=== DIRECTIONS ===
Extract each line of the material that follows exactly and omit its pictures.

=== DATASET CONTENT ===
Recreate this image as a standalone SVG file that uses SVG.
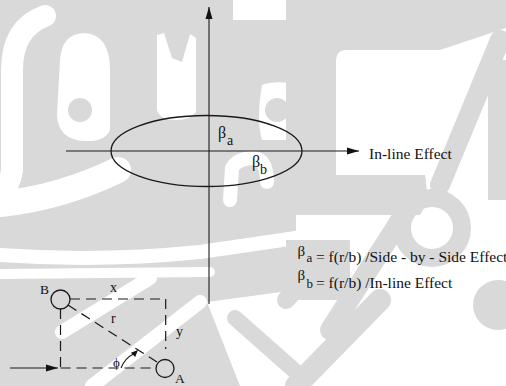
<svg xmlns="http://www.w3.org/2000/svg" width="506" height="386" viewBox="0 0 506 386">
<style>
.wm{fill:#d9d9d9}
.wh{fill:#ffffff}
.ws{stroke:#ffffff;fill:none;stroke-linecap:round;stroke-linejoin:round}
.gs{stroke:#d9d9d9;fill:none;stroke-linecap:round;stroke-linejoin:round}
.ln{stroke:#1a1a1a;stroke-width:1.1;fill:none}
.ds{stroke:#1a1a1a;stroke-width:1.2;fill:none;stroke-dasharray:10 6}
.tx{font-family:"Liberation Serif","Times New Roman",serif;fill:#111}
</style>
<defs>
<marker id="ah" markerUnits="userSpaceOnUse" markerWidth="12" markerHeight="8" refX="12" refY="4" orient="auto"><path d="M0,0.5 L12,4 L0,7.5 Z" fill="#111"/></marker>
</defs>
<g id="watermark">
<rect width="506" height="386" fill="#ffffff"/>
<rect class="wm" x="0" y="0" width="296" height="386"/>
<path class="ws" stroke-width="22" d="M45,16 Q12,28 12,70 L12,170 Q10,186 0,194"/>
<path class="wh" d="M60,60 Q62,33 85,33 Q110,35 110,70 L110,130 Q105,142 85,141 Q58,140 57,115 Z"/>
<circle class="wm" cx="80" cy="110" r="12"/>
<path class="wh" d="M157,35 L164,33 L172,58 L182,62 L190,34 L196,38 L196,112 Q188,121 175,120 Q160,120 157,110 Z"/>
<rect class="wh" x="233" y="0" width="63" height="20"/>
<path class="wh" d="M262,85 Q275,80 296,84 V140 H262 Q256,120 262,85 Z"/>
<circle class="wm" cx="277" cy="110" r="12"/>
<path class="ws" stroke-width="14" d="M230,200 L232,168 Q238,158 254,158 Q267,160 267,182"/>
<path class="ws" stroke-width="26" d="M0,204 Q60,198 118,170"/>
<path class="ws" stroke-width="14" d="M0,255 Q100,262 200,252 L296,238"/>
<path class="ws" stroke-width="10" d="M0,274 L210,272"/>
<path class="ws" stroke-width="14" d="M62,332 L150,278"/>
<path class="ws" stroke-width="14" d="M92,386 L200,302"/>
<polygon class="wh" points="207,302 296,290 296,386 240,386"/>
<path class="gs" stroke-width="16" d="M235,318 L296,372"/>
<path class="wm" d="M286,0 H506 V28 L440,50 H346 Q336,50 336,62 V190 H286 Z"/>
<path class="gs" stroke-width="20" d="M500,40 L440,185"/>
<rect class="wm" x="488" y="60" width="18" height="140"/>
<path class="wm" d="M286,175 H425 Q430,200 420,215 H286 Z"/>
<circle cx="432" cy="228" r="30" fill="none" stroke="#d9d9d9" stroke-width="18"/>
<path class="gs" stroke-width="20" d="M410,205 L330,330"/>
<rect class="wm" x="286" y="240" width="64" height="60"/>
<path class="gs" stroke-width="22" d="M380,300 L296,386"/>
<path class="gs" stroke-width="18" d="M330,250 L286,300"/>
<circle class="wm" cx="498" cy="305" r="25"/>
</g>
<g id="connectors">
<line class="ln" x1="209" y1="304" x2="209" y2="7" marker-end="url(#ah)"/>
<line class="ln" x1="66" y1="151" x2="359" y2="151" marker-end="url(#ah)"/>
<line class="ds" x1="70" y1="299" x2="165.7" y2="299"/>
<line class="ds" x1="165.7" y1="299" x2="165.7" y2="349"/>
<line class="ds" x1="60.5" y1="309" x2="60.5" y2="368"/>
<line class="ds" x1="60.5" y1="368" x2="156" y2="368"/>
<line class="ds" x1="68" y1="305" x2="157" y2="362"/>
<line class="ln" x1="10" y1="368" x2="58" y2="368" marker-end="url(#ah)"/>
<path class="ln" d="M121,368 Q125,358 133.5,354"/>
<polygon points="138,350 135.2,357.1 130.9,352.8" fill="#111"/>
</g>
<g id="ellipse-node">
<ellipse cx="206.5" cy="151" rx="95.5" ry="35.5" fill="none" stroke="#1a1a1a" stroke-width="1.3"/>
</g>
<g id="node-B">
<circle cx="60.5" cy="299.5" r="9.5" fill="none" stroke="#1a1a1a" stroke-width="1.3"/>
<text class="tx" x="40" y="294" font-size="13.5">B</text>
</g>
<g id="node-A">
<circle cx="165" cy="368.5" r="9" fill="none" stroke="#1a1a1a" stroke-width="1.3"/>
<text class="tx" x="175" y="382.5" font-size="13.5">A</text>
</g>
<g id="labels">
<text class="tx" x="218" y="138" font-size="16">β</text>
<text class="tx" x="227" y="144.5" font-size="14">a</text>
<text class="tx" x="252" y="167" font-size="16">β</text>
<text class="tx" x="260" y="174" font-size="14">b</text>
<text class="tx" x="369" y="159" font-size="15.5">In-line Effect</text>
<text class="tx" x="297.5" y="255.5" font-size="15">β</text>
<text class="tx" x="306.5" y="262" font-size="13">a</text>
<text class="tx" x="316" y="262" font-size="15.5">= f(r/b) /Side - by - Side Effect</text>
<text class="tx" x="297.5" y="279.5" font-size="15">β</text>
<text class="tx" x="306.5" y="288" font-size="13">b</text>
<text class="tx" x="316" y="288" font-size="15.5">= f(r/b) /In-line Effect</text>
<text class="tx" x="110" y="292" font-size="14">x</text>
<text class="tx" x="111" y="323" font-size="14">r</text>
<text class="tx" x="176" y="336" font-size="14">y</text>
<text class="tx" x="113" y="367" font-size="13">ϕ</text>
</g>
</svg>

=== CORRECT ANSWER ===
Recreate this image as a standalone SVG file that uses SVG.
<svg xmlns="http://www.w3.org/2000/svg" width="506" height="386" viewBox="0 0 506 386">
<style>
.wm{fill:#d9d9d9}
.wh{fill:#ffffff}
.ws{stroke:#ffffff;fill:none;stroke-linecap:round;stroke-linejoin:round}
.gs{stroke:#d9d9d9;fill:none;stroke-linecap:round;stroke-linejoin:round}
.ln{stroke:#1a1a1a;stroke-width:1.1;fill:none}
.ds{stroke:#1a1a1a;stroke-width:1.2;fill:none;stroke-dasharray:10 6}
.tx{font-family:"Liberation Serif","Times New Roman",serif;fill:#111}
</style>
<defs>
<marker id="ah" markerUnits="userSpaceOnUse" markerWidth="12" markerHeight="8" refX="12" refY="4" orient="auto"><path d="M0,0.5 L12,4 L0,7.5 Z" fill="#111"/></marker>
</defs>
<g id="watermark">
<rect width="506" height="386" fill="#ffffff"/>
<rect class="wm" x="0" y="0" width="296" height="386"/>
<path class="ws" stroke-width="22" d="M45,16 Q12,28 12,70 L12,170 Q10,186 0,194"/>
<path class="wh" d="M60,60 Q62,33 85,33 Q110,35 110,70 L110,130 Q105,142 85,141 Q58,140 57,115 Z"/>
<circle class="wm" cx="80" cy="110" r="12"/>
<path class="wh" d="M157,35 L164,33 L172,58 L182,62 L190,34 L196,38 L196,112 Q188,121 175,120 Q160,120 157,110 Z"/>
<rect class="wh" x="233" y="0" width="63" height="20"/>
<path class="wh" d="M262,85 Q275,80 296,84 V140 H262 Q256,120 262,85 Z"/>
<circle class="wm" cx="277" cy="110" r="12"/>
<path class="ws" stroke-width="14" d="M230,200 L232,168 Q238,158 254,158 Q267,160 267,182"/>
<path class="ws" stroke-width="26" d="M0,204 Q60,198 118,170"/>
<path class="ws" stroke-width="14" d="M0,255 Q100,262 200,252 L296,238"/>
<path class="ws" stroke-width="10" d="M0,274 L210,272"/>
<path class="ws" stroke-width="14" d="M62,332 L150,278"/>
<path class="ws" stroke-width="14" d="M92,386 L200,302"/>
<polygon class="wh" points="207,302 296,290 296,386 240,386"/>
<path class="gs" stroke-width="16" d="M235,318 L296,372"/>
<path class="wm" d="M286,0 H506 V28 L440,50 H346 Q336,50 336,62 V190 H286 Z"/>
<path class="gs" stroke-width="20" d="M500,40 L440,185"/>
<rect class="wm" x="488" y="60" width="18" height="140"/>
<path class="wm" d="M286,175 H425 Q430,200 420,215 H286 Z"/>
<circle cx="432" cy="228" r="30" fill="none" stroke="#d9d9d9" stroke-width="18"/>
<path class="gs" stroke-width="20" d="M410,205 L330,330"/>
<rect class="wm" x="286" y="240" width="64" height="60"/>
<path class="gs" stroke-width="22" d="M380,300 L296,386"/>
<path class="gs" stroke-width="18" d="M330,250 L286,300"/>
<circle class="wm" cx="498" cy="305" r="25"/>
</g>
<g id="connectors">
<line class="ln" x1="209" y1="304" x2="209" y2="7" marker-end="url(#ah)"/>
<line class="ln" x1="66" y1="151" x2="359" y2="151" marker-end="url(#ah)"/>
<line class="ds" x1="70" y1="299" x2="165.7" y2="299"/>
<line class="ds" x1="165.7" y1="299" x2="165.7" y2="349"/>
<line class="ds" x1="60.5" y1="309" x2="60.5" y2="368"/>
<line class="ds" x1="60.5" y1="368" x2="156" y2="368"/>
<line class="ds" x1="68" y1="305" x2="157" y2="362"/>
<line class="ln" x1="10" y1="368" x2="58" y2="368" marker-end="url(#ah)"/>
<path class="ln" d="M121,368 Q125,358 133.5,354"/>
<polygon points="138,350 135.2,357.1 130.9,352.8" fill="#111"/>
</g>
<g id="ellipse-node">
<ellipse cx="206.5" cy="151" rx="95.5" ry="35.5" fill="none" stroke="#1a1a1a" stroke-width="1.3"/>
</g>
<g id="node-B">
<circle cx="60.5" cy="299.5" r="9.5" fill="none" stroke="#1a1a1a" stroke-width="1.3"/>
<text class="tx" x="40" y="294" font-size="13.5">B</text>
</g>
<g id="node-A">
<circle cx="165" cy="368.5" r="9" fill="none" stroke="#1a1a1a" stroke-width="1.3"/>
<text class="tx" x="175" y="382.5" font-size="13.5">A</text>
</g>
<g id="labels">
<text class="tx" x="218" y="138" font-size="16">β</text>
<text class="tx" x="227" y="144.5" font-size="14">a</text>
<text class="tx" x="252" y="167" font-size="16">β</text>
<text class="tx" x="260" y="174" font-size="14">b</text>
<text class="tx" x="369" y="159" font-size="15.5">In-line Effect</text>
<text class="tx" x="297.5" y="255.5" font-size="15">β</text>
<text class="tx" x="306.5" y="262" font-size="13">a</text>
<text class="tx" x="316" y="262" font-size="15.5">= f(r/b) /Side - by - Side Effect</text>
<text class="tx" x="297.5" y="279.5" font-size="15">β</text>
<text class="tx" x="306.5" y="288" font-size="13">b</text>
<text class="tx" x="316" y="288" font-size="15.5">= f(r/b) /In-line Effect</text>
<text class="tx" x="110" y="292" font-size="14">x</text>
<text class="tx" x="111" y="323" font-size="14">r</text>
<text class="tx" x="176" y="336" font-size="14">y</text>
<text class="tx" x="113" y="367" font-size="13">ϕ</text>
</g>
</svg>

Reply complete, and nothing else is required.